Task instructions:
Repeat the data word for word. Do not include the pictures.

Provided data:
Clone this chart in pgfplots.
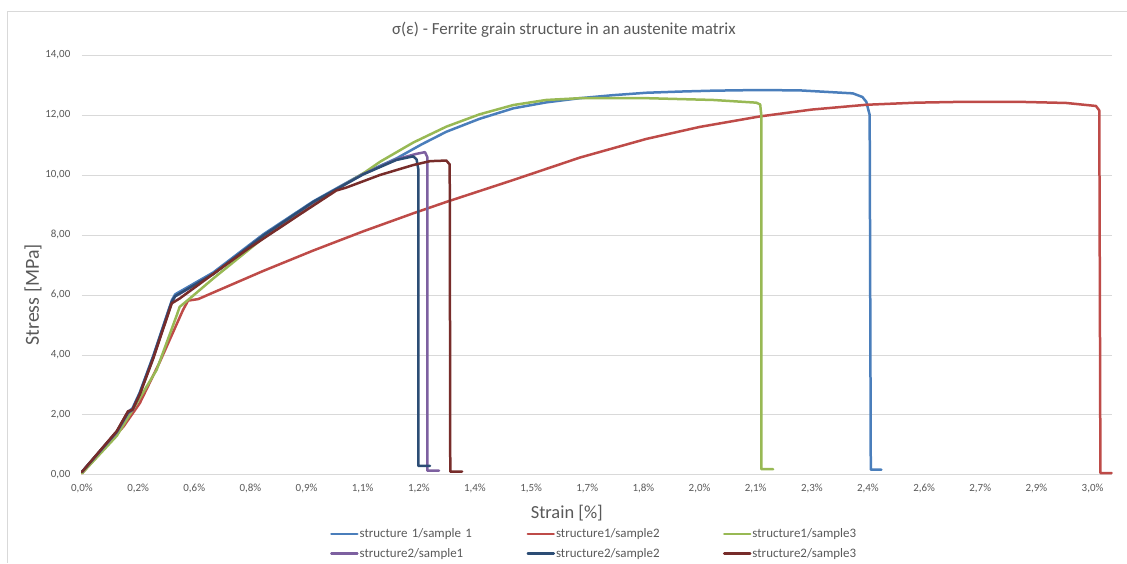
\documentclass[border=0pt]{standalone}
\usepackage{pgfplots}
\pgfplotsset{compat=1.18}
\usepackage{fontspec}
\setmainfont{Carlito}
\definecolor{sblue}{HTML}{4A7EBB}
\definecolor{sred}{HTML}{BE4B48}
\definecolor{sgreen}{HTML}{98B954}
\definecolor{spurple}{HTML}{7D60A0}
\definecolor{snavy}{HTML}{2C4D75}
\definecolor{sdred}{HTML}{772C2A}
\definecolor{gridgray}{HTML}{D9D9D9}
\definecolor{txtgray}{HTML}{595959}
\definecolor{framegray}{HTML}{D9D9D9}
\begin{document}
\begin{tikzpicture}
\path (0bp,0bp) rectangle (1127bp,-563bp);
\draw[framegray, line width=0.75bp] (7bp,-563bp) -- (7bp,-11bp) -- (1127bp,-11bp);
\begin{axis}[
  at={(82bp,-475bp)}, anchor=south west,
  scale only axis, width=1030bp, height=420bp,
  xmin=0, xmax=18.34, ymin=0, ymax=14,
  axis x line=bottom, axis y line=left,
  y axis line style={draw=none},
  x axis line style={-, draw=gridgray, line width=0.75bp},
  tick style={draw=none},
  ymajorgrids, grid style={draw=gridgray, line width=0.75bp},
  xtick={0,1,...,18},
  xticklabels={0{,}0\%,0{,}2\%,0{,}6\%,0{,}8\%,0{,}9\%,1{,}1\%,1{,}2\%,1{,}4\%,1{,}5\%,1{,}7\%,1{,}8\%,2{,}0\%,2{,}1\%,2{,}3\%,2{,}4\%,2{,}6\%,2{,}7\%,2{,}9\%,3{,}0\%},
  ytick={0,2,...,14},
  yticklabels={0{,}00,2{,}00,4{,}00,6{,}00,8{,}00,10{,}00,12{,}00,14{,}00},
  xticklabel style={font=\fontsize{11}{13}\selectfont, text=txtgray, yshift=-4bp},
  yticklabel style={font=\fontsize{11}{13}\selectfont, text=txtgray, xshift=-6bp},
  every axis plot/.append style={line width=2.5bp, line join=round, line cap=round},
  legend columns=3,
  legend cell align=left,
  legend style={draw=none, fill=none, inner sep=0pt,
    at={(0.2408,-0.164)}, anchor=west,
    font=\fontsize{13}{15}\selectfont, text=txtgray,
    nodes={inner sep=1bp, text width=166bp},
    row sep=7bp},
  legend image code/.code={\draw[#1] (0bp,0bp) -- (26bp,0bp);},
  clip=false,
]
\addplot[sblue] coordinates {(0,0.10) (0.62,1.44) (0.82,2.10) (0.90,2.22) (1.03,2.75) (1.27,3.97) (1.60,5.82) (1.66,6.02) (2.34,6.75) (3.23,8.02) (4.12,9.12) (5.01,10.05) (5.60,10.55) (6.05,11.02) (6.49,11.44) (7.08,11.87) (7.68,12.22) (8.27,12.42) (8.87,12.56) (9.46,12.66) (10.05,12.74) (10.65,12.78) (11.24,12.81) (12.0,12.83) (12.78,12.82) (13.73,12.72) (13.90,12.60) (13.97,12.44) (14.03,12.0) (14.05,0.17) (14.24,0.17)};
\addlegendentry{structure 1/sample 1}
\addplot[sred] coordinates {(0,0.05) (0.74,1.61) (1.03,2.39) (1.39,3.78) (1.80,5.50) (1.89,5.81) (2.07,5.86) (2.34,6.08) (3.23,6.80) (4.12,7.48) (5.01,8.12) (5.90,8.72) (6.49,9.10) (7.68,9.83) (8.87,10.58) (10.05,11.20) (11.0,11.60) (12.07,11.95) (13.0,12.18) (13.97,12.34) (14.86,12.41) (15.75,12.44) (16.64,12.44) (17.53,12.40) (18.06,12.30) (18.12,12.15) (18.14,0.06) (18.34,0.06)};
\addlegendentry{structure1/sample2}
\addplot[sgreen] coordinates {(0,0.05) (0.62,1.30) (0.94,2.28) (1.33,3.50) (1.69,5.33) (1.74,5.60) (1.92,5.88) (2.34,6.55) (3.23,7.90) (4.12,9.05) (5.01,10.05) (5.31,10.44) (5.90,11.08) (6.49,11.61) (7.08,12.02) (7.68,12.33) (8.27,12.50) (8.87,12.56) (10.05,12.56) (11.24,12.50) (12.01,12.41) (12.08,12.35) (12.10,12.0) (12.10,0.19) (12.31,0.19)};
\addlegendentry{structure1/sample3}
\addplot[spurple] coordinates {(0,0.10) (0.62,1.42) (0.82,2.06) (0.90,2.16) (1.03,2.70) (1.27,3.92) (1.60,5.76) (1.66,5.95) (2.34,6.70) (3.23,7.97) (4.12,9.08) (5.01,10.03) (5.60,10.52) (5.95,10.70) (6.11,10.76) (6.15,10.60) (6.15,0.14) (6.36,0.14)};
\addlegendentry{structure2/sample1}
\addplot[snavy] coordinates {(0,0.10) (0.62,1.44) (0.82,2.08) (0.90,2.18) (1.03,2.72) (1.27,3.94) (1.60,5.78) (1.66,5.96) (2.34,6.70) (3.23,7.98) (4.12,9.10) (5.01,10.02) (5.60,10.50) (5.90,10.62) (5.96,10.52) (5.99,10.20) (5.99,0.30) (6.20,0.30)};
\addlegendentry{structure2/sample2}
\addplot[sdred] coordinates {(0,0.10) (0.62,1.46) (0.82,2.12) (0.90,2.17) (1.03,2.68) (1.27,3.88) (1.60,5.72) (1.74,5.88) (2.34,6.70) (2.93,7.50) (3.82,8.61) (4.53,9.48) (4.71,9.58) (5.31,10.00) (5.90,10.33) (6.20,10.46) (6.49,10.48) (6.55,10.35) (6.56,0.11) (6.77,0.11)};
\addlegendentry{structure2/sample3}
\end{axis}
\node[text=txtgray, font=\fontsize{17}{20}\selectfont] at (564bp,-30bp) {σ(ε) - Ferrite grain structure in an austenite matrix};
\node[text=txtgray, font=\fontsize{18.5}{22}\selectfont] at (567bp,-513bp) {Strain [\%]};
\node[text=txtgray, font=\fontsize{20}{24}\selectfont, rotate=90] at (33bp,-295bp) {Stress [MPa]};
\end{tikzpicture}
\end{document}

Finished task:
Clone this chart in pgfplots.
\documentclass[border=0pt]{standalone}
\usepackage{pgfplots}
\pgfplotsset{compat=1.18}
\usepackage{fontspec}
\setmainfont{Carlito}
\definecolor{sblue}{HTML}{4A7EBB}
\definecolor{sred}{HTML}{BE4B48}
\definecolor{sgreen}{HTML}{98B954}
\definecolor{spurple}{HTML}{7D60A0}
\definecolor{snavy}{HTML}{2C4D75}
\definecolor{sdred}{HTML}{772C2A}
\definecolor{gridgray}{HTML}{D9D9D9}
\definecolor{txtgray}{HTML}{595959}
\definecolor{framegray}{HTML}{D9D9D9}
\begin{document}
\begin{tikzpicture}
\path (0bp,0bp) rectangle (1127bp,-563bp);
\draw[framegray, line width=0.75bp] (7bp,-563bp) -- (7bp,-11bp) -- (1127bp,-11bp);
\begin{axis}[
  at={(82bp,-475bp)}, anchor=south west,
  scale only axis, width=1030bp, height=420bp,
  xmin=0, xmax=18.34, ymin=0, ymax=14,
  axis x line=bottom, axis y line=left,
  y axis line style={draw=none},
  x axis line style={-, draw=gridgray, line width=0.75bp},
  tick style={draw=none},
  ymajorgrids, grid style={draw=gridgray, line width=0.75bp},
  xtick={0,1,...,18},
  xticklabels={0{,}0\%,0{,}2\%,0{,}6\%,0{,}8\%,0{,}9\%,1{,}1\%,1{,}2\%,1{,}4\%,1{,}5\%,1{,}7\%,1{,}8\%,2{,}0\%,2{,}1\%,2{,}3\%,2{,}4\%,2{,}6\%,2{,}7\%,2{,}9\%,3{,}0\%},
  ytick={0,2,...,14},
  yticklabels={0{,}00,2{,}00,4{,}00,6{,}00,8{,}00,10{,}00,12{,}00,14{,}00},
  xticklabel style={font=\fontsize{11}{13}\selectfont, text=txtgray, yshift=-4bp},
  yticklabel style={font=\fontsize{11}{13}\selectfont, text=txtgray, xshift=-6bp},
  every axis plot/.append style={line width=2.5bp, line join=round, line cap=round},
  legend columns=3,
  legend cell align=left,
  legend style={draw=none, fill=none, inner sep=0pt,
    at={(0.2408,-0.164)}, anchor=west,
    font=\fontsize{13}{15}\selectfont, text=txtgray,
    nodes={inner sep=1bp, text width=166bp},
    row sep=7bp},
  legend image code/.code={\draw[#1] (0bp,0bp) -- (26bp,0bp);},
  clip=false,
]
\addplot[sblue] coordinates {(0,0.10) (0.62,1.44) (0.82,2.10) (0.90,2.22) (1.03,2.75) (1.27,3.97) (1.60,5.82) (1.66,6.02) (2.34,6.75) (3.23,8.02) (4.12,9.12) (5.01,10.05) (5.60,10.55) (6.05,11.02) (6.49,11.44) (7.08,11.87) (7.68,12.22) (8.27,12.42) (8.87,12.56) (9.46,12.66) (10.05,12.74) (10.65,12.78) (11.24,12.81) (12.0,12.83) (12.78,12.82) (13.73,12.72) (13.90,12.60) (13.97,12.44) (14.03,12.0) (14.05,0.17) (14.24,0.17)};
\addlegendentry{structure 1/sample 1}
\addplot[sred] coordinates {(0,0.05) (0.74,1.61) (1.03,2.39) (1.39,3.78) (1.80,5.50) (1.89,5.81) (2.07,5.86) (2.34,6.08) (3.23,6.80) (4.12,7.48) (5.01,8.12) (5.90,8.72) (6.49,9.10) (7.68,9.83) (8.87,10.58) (10.05,11.20) (11.0,11.60) (12.07,11.95) (13.0,12.18) (13.97,12.34) (14.86,12.41) (15.75,12.44) (16.64,12.44) (17.53,12.40) (18.06,12.30) (18.12,12.15) (18.14,0.06) (18.34,0.06)};
\addlegendentry{structure1/sample2}
\addplot[sgreen] coordinates {(0,0.05) (0.62,1.30) (0.94,2.28) (1.33,3.50) (1.69,5.33) (1.74,5.60) (1.92,5.88) (2.34,6.55) (3.23,7.90) (4.12,9.05) (5.01,10.05) (5.31,10.44) (5.90,11.08) (6.49,11.61) (7.08,12.02) (7.68,12.33) (8.27,12.50) (8.87,12.56) (10.05,12.56) (11.24,12.50) (12.01,12.41) (12.08,12.35) (12.10,12.0) (12.10,0.19) (12.31,0.19)};
\addlegendentry{structure1/sample3}
\addplot[spurple] coordinates {(0,0.10) (0.62,1.42) (0.82,2.06) (0.90,2.16) (1.03,2.70) (1.27,3.92) (1.60,5.76) (1.66,5.95) (2.34,6.70) (3.23,7.97) (4.12,9.08) (5.01,10.03) (5.60,10.52) (5.95,10.70) (6.11,10.76) (6.15,10.60) (6.15,0.14) (6.36,0.14)};
\addlegendentry{structure2/sample1}
\addplot[snavy] coordinates {(0,0.10) (0.62,1.44) (0.82,2.08) (0.90,2.18) (1.03,2.72) (1.27,3.94) (1.60,5.78) (1.66,5.96) (2.34,6.70) (3.23,7.98) (4.12,9.10) (5.01,10.02) (5.60,10.50) (5.90,10.62) (5.96,10.52) (5.99,10.20) (5.99,0.30) (6.20,0.30)};
\addlegendentry{structure2/sample2}
\addplot[sdred] coordinates {(0,0.10) (0.62,1.46) (0.82,2.12) (0.90,2.17) (1.03,2.68) (1.27,3.88) (1.60,5.72) (1.74,5.88) (2.34,6.70) (2.93,7.50) (3.82,8.61) (4.53,9.48) (4.71,9.58) (5.31,10.00) (5.90,10.33) (6.20,10.46) (6.49,10.48) (6.55,10.35) (6.56,0.11) (6.77,0.11)};
\addlegendentry{structure2/sample3}
\end{axis}
\node[text=txtgray, font=\fontsize{17}{20}\selectfont] at (564bp,-30bp) {σ(ε) - Ferrite grain structure in an austenite matrix};
\node[text=txtgray, font=\fontsize{18.5}{22}\selectfont] at (567bp,-513bp) {Strain [\%]};
\node[text=txtgray, font=\fontsize{20}{24}\selectfont, rotate=90] at (33bp,-295bp) {Stress [MPa]};
\end{tikzpicture}
\end{document}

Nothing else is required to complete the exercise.